→ Set problem:
Give the data below again exactly as written, without its pictures.

→ Dataset section:
[BEGIN]
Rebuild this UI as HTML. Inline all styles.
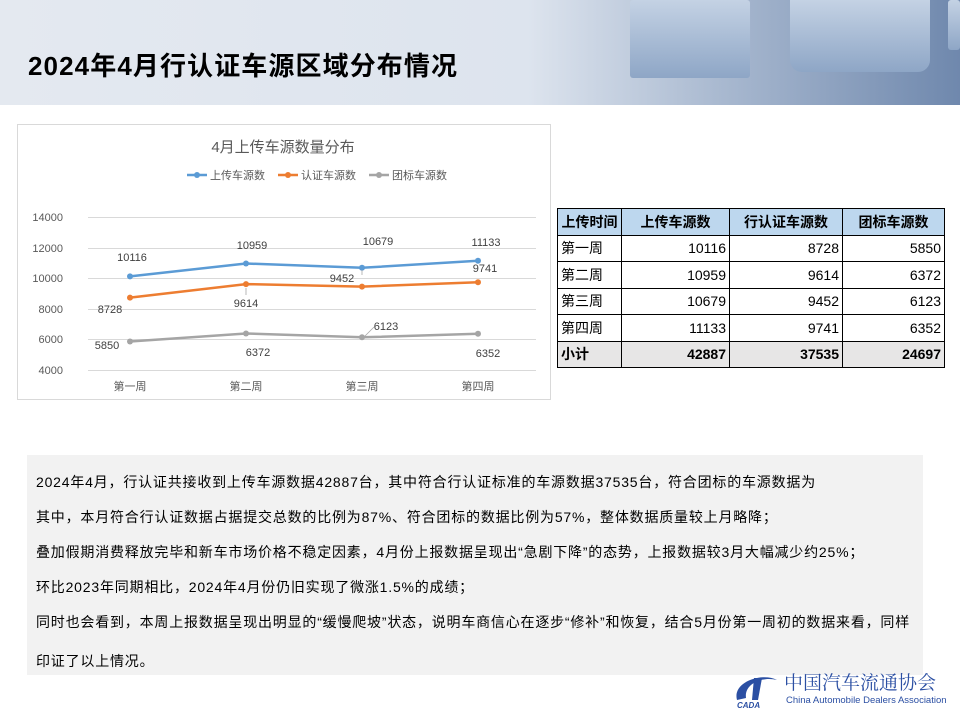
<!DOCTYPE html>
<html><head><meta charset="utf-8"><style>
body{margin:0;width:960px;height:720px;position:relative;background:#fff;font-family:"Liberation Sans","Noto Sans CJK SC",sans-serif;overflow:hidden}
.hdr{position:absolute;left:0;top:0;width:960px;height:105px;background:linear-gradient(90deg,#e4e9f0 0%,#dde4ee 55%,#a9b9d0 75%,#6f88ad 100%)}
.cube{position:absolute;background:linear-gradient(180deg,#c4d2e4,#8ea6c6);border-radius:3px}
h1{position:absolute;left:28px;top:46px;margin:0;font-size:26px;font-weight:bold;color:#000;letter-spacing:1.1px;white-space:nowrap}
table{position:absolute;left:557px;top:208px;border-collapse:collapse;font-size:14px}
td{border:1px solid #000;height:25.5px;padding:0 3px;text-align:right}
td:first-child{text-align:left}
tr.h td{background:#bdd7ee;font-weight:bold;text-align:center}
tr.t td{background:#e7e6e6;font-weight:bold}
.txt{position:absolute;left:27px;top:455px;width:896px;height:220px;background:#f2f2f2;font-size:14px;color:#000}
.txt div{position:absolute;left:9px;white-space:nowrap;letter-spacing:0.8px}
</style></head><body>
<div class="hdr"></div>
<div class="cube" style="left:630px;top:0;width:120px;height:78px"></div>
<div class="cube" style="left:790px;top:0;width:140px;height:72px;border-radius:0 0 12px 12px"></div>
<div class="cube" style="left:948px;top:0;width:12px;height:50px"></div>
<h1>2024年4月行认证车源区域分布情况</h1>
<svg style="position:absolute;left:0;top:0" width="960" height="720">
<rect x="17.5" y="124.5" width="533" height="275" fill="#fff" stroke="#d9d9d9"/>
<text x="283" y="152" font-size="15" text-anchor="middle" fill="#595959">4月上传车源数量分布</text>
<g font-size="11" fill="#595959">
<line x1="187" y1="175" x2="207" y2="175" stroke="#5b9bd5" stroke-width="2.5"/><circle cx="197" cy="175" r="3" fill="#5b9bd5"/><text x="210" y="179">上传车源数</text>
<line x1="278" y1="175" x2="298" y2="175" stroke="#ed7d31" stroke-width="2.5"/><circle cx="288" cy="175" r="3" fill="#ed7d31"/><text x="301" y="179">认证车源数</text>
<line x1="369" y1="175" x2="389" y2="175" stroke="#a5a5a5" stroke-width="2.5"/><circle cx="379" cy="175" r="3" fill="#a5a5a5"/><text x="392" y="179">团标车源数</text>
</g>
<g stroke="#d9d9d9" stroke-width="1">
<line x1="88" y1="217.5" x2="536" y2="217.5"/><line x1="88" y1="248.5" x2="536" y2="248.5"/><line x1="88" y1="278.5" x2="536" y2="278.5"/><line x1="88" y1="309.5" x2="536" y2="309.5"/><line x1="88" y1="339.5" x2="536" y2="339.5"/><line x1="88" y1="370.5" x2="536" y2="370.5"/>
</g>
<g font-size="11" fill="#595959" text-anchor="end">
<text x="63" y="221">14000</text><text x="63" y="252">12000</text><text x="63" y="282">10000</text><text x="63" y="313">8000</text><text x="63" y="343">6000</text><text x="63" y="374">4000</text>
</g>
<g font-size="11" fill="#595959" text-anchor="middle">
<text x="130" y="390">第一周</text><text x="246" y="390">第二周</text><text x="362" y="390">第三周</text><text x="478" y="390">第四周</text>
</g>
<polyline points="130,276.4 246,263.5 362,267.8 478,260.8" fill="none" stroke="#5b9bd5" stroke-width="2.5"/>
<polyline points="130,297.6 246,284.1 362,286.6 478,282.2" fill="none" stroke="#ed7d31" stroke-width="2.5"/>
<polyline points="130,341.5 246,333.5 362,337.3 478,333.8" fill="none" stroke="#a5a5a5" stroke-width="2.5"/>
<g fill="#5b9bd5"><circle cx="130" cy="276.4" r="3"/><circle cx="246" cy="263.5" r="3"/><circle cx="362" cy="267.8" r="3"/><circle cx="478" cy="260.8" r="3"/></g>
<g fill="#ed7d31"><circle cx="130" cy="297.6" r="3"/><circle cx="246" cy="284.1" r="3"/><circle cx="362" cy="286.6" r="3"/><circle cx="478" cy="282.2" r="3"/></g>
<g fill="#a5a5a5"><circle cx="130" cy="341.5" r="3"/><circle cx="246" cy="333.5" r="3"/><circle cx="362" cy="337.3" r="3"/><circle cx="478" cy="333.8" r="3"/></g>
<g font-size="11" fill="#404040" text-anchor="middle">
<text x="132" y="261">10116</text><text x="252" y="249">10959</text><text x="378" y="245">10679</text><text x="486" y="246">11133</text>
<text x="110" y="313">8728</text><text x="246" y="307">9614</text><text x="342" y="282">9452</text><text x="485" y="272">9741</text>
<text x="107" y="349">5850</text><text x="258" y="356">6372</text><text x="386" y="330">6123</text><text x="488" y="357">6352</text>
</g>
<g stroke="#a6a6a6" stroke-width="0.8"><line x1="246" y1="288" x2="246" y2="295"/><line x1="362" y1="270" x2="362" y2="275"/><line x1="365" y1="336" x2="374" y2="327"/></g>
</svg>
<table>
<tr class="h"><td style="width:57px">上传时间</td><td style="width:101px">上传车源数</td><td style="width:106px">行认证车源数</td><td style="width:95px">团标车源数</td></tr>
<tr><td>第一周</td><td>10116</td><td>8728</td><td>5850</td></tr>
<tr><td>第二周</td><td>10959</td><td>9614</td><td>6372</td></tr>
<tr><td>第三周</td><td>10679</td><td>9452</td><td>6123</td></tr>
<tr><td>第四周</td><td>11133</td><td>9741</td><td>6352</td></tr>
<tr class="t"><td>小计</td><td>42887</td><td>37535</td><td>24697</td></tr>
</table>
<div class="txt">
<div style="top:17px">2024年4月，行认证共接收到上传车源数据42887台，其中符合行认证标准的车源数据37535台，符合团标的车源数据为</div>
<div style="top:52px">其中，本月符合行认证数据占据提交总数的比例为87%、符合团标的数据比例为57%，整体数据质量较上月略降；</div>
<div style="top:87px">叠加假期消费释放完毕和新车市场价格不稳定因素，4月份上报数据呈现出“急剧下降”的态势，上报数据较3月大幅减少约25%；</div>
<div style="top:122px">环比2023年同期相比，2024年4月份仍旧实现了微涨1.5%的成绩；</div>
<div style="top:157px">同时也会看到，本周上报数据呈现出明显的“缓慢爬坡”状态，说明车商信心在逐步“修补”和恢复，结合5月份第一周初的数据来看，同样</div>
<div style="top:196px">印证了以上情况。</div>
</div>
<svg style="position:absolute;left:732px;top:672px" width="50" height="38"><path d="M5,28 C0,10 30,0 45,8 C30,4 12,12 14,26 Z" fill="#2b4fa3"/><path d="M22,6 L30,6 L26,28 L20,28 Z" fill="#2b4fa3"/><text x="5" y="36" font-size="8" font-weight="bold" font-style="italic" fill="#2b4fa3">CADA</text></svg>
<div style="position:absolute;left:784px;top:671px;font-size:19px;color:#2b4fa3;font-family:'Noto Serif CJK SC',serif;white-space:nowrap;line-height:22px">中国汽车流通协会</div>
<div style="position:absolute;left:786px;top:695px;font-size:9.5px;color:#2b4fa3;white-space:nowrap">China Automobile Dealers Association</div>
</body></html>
[END]
→ Exercise result:
Rebuild this UI as HTML. Inline all styles.
<!DOCTYPE html>
<html><head><meta charset="utf-8"><style>
body{margin:0;width:960px;height:720px;position:relative;background:#fff;font-family:"Liberation Sans","Noto Sans CJK SC",sans-serif;overflow:hidden}
.hdr{position:absolute;left:0;top:0;width:960px;height:105px;background:linear-gradient(90deg,#e4e9f0 0%,#dde4ee 55%,#a9b9d0 75%,#6f88ad 100%)}
.cube{position:absolute;background:linear-gradient(180deg,#c4d2e4,#8ea6c6);border-radius:3px}
h1{position:absolute;left:28px;top:46px;margin:0;font-size:26px;font-weight:bold;color:#000;letter-spacing:1.1px;white-space:nowrap}
table{position:absolute;left:557px;top:208px;border-collapse:collapse;font-size:14px}
td{border:1px solid #000;height:25.5px;padding:0 3px;text-align:right}
td:first-child{text-align:left}
tr.h td{background:#bdd7ee;font-weight:bold;text-align:center}
tr.t td{background:#e7e6e6;font-weight:bold}
.txt{position:absolute;left:27px;top:455px;width:896px;height:220px;background:#f2f2f2;font-size:14px;color:#000}
.txt div{position:absolute;left:9px;white-space:nowrap;letter-spacing:0.8px}
</style></head><body>
<div class="hdr"></div>
<div class="cube" style="left:630px;top:0;width:120px;height:78px"></div>
<div class="cube" style="left:790px;top:0;width:140px;height:72px;border-radius:0 0 12px 12px"></div>
<div class="cube" style="left:948px;top:0;width:12px;height:50px"></div>
<h1>2024年4月行认证车源区域分布情况</h1>
<svg style="position:absolute;left:0;top:0" width="960" height="720">
<rect x="17.5" y="124.5" width="533" height="275" fill="#fff" stroke="#d9d9d9"/>
<text x="283" y="152" font-size="15" text-anchor="middle" fill="#595959">4月上传车源数量分布</text>
<g font-size="11" fill="#595959">
<line x1="187" y1="175" x2="207" y2="175" stroke="#5b9bd5" stroke-width="2.5"/><circle cx="197" cy="175" r="3" fill="#5b9bd5"/><text x="210" y="179">上传车源数</text>
<line x1="278" y1="175" x2="298" y2="175" stroke="#ed7d31" stroke-width="2.5"/><circle cx="288" cy="175" r="3" fill="#ed7d31"/><text x="301" y="179">认证车源数</text>
<line x1="369" y1="175" x2="389" y2="175" stroke="#a5a5a5" stroke-width="2.5"/><circle cx="379" cy="175" r="3" fill="#a5a5a5"/><text x="392" y="179">团标车源数</text>
</g>
<g stroke="#d9d9d9" stroke-width="1">
<line x1="88" y1="217.5" x2="536" y2="217.5"/><line x1="88" y1="248.5" x2="536" y2="248.5"/><line x1="88" y1="278.5" x2="536" y2="278.5"/><line x1="88" y1="309.5" x2="536" y2="309.5"/><line x1="88" y1="339.5" x2="536" y2="339.5"/><line x1="88" y1="370.5" x2="536" y2="370.5"/>
</g>
<g font-size="11" fill="#595959" text-anchor="end">
<text x="63" y="221">14000</text><text x="63" y="252">12000</text><text x="63" y="282">10000</text><text x="63" y="313">8000</text><text x="63" y="343">6000</text><text x="63" y="374">4000</text>
</g>
<g font-size="11" fill="#595959" text-anchor="middle">
<text x="130" y="390">第一周</text><text x="246" y="390">第二周</text><text x="362" y="390">第三周</text><text x="478" y="390">第四周</text>
</g>
<polyline points="130,276.4 246,263.5 362,267.8 478,260.8" fill="none" stroke="#5b9bd5" stroke-width="2.5"/>
<polyline points="130,297.6 246,284.1 362,286.6 478,282.2" fill="none" stroke="#ed7d31" stroke-width="2.5"/>
<polyline points="130,341.5 246,333.5 362,337.3 478,333.8" fill="none" stroke="#a5a5a5" stroke-width="2.5"/>
<g fill="#5b9bd5"><circle cx="130" cy="276.4" r="3"/><circle cx="246" cy="263.5" r="3"/><circle cx="362" cy="267.8" r="3"/><circle cx="478" cy="260.8" r="3"/></g>
<g fill="#ed7d31"><circle cx="130" cy="297.6" r="3"/><circle cx="246" cy="284.1" r="3"/><circle cx="362" cy="286.6" r="3"/><circle cx="478" cy="282.2" r="3"/></g>
<g fill="#a5a5a5"><circle cx="130" cy="341.5" r="3"/><circle cx="246" cy="333.5" r="3"/><circle cx="362" cy="337.3" r="3"/><circle cx="478" cy="333.8" r="3"/></g>
<g font-size="11" fill="#404040" text-anchor="middle">
<text x="132" y="261">10116</text><text x="252" y="249">10959</text><text x="378" y="245">10679</text><text x="486" y="246">11133</text>
<text x="110" y="313">8728</text><text x="246" y="307">9614</text><text x="342" y="282">9452</text><text x="485" y="272">9741</text>
<text x="107" y="349">5850</text><text x="258" y="356">6372</text><text x="386" y="330">6123</text><text x="488" y="357">6352</text>
</g>
<g stroke="#a6a6a6" stroke-width="0.8"><line x1="246" y1="288" x2="246" y2="295"/><line x1="362" y1="270" x2="362" y2="275"/><line x1="365" y1="336" x2="374" y2="327"/></g>
</svg>
<table>
<tr class="h"><td style="width:57px">上传时间</td><td style="width:101px">上传车源数</td><td style="width:106px">行认证车源数</td><td style="width:95px">团标车源数</td></tr>
<tr><td>第一周</td><td>10116</td><td>8728</td><td>5850</td></tr>
<tr><td>第二周</td><td>10959</td><td>9614</td><td>6372</td></tr>
<tr><td>第三周</td><td>10679</td><td>9452</td><td>6123</td></tr>
<tr><td>第四周</td><td>11133</td><td>9741</td><td>6352</td></tr>
<tr class="t"><td>小计</td><td>42887</td><td>37535</td><td>24697</td></tr>
</table>
<div class="txt">
<div style="top:17px">2024年4月，行认证共接收到上传车源数据42887台，其中符合行认证标准的车源数据37535台，符合团标的车源数据为</div>
<div style="top:52px">其中，本月符合行认证数据占据提交总数的比例为87%、符合团标的数据比例为57%，整体数据质量较上月略降；</div>
<div style="top:87px">叠加假期消费释放完毕和新车市场价格不稳定因素，4月份上报数据呈现出“急剧下降”的态势，上报数据较3月大幅减少约25%；</div>
<div style="top:122px">环比2023年同期相比，2024年4月份仍旧实现了微涨1.5%的成绩；</div>
<div style="top:157px">同时也会看到，本周上报数据呈现出明显的“缓慢爬坡”状态，说明车商信心在逐步“修补”和恢复，结合5月份第一周初的数据来看，同样</div>
<div style="top:196px">印证了以上情况。</div>
</div>
<svg style="position:absolute;left:732px;top:672px" width="50" height="38"><path d="M5,28 C0,10 30,0 45,8 C30,4 12,12 14,26 Z" fill="#2b4fa3"/><path d="M22,6 L30,6 L26,28 L20,28 Z" fill="#2b4fa3"/><text x="5" y="36" font-size="8" font-weight="bold" font-style="italic" fill="#2b4fa3">CADA</text></svg>
<div style="position:absolute;left:784px;top:671px;font-size:19px;color:#2b4fa3;font-family:'Noto Serif CJK SC',serif;white-space:nowrap;line-height:22px">中国汽车流通协会</div>
<div style="position:absolute;left:786px;top:695px;font-size:9.5px;color:#2b4fa3;white-space:nowrap">China Automobile Dealers Association</div>
</body></html>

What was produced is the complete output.